#### PROMPT:
Present the following data again exactly as it is shown.

#### MATERIAL:
^^^^

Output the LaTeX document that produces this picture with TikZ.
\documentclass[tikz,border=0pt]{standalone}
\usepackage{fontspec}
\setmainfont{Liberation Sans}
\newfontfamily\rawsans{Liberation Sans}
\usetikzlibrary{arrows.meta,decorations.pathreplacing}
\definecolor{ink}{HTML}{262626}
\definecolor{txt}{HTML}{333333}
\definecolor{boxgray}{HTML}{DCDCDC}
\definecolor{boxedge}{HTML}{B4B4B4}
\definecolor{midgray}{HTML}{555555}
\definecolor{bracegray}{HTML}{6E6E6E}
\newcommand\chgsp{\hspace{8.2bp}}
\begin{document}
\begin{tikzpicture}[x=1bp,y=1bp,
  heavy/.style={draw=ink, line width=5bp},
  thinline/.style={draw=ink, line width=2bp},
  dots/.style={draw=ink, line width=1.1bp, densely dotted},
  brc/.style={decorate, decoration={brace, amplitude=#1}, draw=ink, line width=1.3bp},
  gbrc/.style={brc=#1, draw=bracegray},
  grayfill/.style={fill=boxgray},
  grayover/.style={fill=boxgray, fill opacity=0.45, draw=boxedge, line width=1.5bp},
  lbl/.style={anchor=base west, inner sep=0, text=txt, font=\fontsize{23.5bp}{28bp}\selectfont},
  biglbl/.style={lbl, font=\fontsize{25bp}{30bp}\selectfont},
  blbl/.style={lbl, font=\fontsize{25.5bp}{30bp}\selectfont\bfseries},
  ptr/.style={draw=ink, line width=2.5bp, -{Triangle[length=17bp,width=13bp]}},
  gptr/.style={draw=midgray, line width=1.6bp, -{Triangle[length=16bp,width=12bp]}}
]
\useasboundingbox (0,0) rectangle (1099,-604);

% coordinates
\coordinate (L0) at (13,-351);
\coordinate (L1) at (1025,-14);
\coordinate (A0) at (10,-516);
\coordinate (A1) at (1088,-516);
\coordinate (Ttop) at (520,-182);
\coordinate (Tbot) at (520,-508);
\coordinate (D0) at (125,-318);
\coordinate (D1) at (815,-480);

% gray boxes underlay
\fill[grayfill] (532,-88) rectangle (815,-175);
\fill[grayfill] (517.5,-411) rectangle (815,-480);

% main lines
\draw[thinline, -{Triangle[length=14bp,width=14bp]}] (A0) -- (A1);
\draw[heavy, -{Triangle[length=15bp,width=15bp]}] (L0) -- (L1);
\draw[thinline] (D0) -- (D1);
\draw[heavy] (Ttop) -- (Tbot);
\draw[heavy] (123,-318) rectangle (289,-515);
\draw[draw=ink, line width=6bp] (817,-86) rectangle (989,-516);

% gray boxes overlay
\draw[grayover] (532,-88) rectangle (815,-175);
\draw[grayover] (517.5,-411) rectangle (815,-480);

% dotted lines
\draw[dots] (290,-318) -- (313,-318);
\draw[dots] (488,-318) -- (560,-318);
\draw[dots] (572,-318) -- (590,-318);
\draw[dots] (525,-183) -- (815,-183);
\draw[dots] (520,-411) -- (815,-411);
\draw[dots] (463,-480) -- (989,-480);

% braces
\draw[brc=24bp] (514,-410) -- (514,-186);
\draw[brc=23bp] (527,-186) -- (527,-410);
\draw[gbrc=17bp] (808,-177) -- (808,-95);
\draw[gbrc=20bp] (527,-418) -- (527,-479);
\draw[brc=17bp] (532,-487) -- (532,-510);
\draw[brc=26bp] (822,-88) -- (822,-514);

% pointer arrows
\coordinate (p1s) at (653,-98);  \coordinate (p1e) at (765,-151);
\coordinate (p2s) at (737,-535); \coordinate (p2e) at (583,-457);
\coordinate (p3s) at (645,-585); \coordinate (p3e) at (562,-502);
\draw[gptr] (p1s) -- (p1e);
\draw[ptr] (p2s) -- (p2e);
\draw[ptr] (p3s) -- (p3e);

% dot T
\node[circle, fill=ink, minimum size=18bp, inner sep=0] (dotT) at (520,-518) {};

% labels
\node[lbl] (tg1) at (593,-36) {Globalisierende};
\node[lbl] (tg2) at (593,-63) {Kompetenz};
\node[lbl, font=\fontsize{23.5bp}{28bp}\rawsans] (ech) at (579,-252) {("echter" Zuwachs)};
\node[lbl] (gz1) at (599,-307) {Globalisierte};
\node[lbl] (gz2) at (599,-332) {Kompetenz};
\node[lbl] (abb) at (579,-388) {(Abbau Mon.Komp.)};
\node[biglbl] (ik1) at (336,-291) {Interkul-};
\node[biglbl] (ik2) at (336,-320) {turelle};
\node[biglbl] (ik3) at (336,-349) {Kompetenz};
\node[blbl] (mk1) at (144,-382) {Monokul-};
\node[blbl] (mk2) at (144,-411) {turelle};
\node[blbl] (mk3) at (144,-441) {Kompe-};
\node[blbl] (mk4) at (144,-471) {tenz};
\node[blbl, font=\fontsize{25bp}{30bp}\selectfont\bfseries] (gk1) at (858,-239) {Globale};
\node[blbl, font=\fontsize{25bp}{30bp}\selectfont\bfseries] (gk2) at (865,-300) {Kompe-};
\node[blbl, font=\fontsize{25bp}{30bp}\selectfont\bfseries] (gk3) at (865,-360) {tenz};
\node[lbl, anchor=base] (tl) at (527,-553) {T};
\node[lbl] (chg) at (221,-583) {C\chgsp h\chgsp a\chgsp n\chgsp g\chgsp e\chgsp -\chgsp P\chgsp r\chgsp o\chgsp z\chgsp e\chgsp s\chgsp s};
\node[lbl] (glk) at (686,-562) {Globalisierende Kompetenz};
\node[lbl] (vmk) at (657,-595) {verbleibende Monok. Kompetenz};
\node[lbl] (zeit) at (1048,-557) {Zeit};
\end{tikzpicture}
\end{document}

^^^^

#### REPLY TO THE TASK:
Output the LaTeX document that produces this picture with TikZ.
\documentclass[tikz,border=0pt]{standalone}
\usepackage{fontspec}
\setmainfont{Liberation Sans}
\newfontfamily\rawsans{Liberation Sans}
\usetikzlibrary{arrows.meta,decorations.pathreplacing}
\definecolor{ink}{HTML}{262626}
\definecolor{txt}{HTML}{333333}
\definecolor{boxgray}{HTML}{DCDCDC}
\definecolor{boxedge}{HTML}{B4B4B4}
\definecolor{midgray}{HTML}{555555}
\definecolor{bracegray}{HTML}{6E6E6E}
\newcommand\chgsp{\hspace{8.2bp}}
\begin{document}
\begin{tikzpicture}[x=1bp,y=1bp,
  heavy/.style={draw=ink, line width=5bp},
  thinline/.style={draw=ink, line width=2bp},
  dots/.style={draw=ink, line width=1.1bp, densely dotted},
  brc/.style={decorate, decoration={brace, amplitude=#1}, draw=ink, line width=1.3bp},
  gbrc/.style={brc=#1, draw=bracegray},
  grayfill/.style={fill=boxgray},
  grayover/.style={fill=boxgray, fill opacity=0.45, draw=boxedge, line width=1.5bp},
  lbl/.style={anchor=base west, inner sep=0, text=txt, font=\fontsize{23.5bp}{28bp}\selectfont},
  biglbl/.style={lbl, font=\fontsize{25bp}{30bp}\selectfont},
  blbl/.style={lbl, font=\fontsize{25.5bp}{30bp}\selectfont\bfseries},
  ptr/.style={draw=ink, line width=2.5bp, -{Triangle[length=17bp,width=13bp]}},
  gptr/.style={draw=midgray, line width=1.6bp, -{Triangle[length=16bp,width=12bp]}}
]
\useasboundingbox (0,0) rectangle (1099,-604);

% coordinates
\coordinate (L0) at (13,-351);
\coordinate (L1) at (1025,-14);
\coordinate (A0) at (10,-516);
\coordinate (A1) at (1088,-516);
\coordinate (Ttop) at (520,-182);
\coordinate (Tbot) at (520,-508);
\coordinate (D0) at (125,-318);
\coordinate (D1) at (815,-480);

% gray boxes underlay
\fill[grayfill] (532,-88) rectangle (815,-175);
\fill[grayfill] (517.5,-411) rectangle (815,-480);

% main lines
\draw[thinline, -{Triangle[length=14bp,width=14bp]}] (A0) -- (A1);
\draw[heavy, -{Triangle[length=15bp,width=15bp]}] (L0) -- (L1);
\draw[thinline] (D0) -- (D1);
\draw[heavy] (Ttop) -- (Tbot);
\draw[heavy] (123,-318) rectangle (289,-515);
\draw[draw=ink, line width=6bp] (817,-86) rectangle (989,-516);

% gray boxes overlay
\draw[grayover] (532,-88) rectangle (815,-175);
\draw[grayover] (517.5,-411) rectangle (815,-480);

% dotted lines
\draw[dots] (290,-318) -- (313,-318);
\draw[dots] (488,-318) -- (560,-318);
\draw[dots] (572,-318) -- (590,-318);
\draw[dots] (525,-183) -- (815,-183);
\draw[dots] (520,-411) -- (815,-411);
\draw[dots] (463,-480) -- (989,-480);

% braces
\draw[brc=24bp] (514,-410) -- (514,-186);
\draw[brc=23bp] (527,-186) -- (527,-410);
\draw[gbrc=17bp] (808,-177) -- (808,-95);
\draw[gbrc=20bp] (527,-418) -- (527,-479);
\draw[brc=17bp] (532,-487) -- (532,-510);
\draw[brc=26bp] (822,-88) -- (822,-514);

% pointer arrows
\coordinate (p1s) at (653,-98);  \coordinate (p1e) at (765,-151);
\coordinate (p2s) at (737,-535); \coordinate (p2e) at (583,-457);
\coordinate (p3s) at (645,-585); \coordinate (p3e) at (562,-502);
\draw[gptr] (p1s) -- (p1e);
\draw[ptr] (p2s) -- (p2e);
\draw[ptr] (p3s) -- (p3e);

% dot T
\node[circle, fill=ink, minimum size=18bp, inner sep=0] (dotT) at (520,-518) {};

% labels
\node[lbl] (tg1) at (593,-36) {Globalisierende};
\node[lbl] (tg2) at (593,-63) {Kompetenz};
\node[lbl, font=\fontsize{23.5bp}{28bp}\rawsans] (ech) at (579,-252) {("echter" Zuwachs)};
\node[lbl] (gz1) at (599,-307) {Globalisierte};
\node[lbl] (gz2) at (599,-332) {Kompetenz};
\node[lbl] (abb) at (579,-388) {(Abbau Mon.Komp.)};
\node[biglbl] (ik1) at (336,-291) {Interkul-};
\node[biglbl] (ik2) at (336,-320) {turelle};
\node[biglbl] (ik3) at (336,-349) {Kompetenz};
\node[blbl] (mk1) at (144,-382) {Monokul-};
\node[blbl] (mk2) at (144,-411) {turelle};
\node[blbl] (mk3) at (144,-441) {Kompe-};
\node[blbl] (mk4) at (144,-471) {tenz};
\node[blbl, font=\fontsize{25bp}{30bp}\selectfont\bfseries] (gk1) at (858,-239) {Globale};
\node[blbl, font=\fontsize{25bp}{30bp}\selectfont\bfseries] (gk2) at (865,-300) {Kompe-};
\node[blbl, font=\fontsize{25bp}{30bp}\selectfont\bfseries] (gk3) at (865,-360) {tenz};
\node[lbl, anchor=base] (tl) at (527,-553) {T};
\node[lbl] (chg) at (221,-583) {C\chgsp h\chgsp a\chgsp n\chgsp g\chgsp e\chgsp -\chgsp P\chgsp r\chgsp o\chgsp z\chgsp e\chgsp s\chgsp s};
\node[lbl] (glk) at (686,-562) {Globalisierende Kompetenz};
\node[lbl] (vmk) at (657,-595) {verbleibende Monok. Kompetenz};
\node[lbl] (zeit) at (1048,-557) {Zeit};
\end{tikzpicture}
\end{document}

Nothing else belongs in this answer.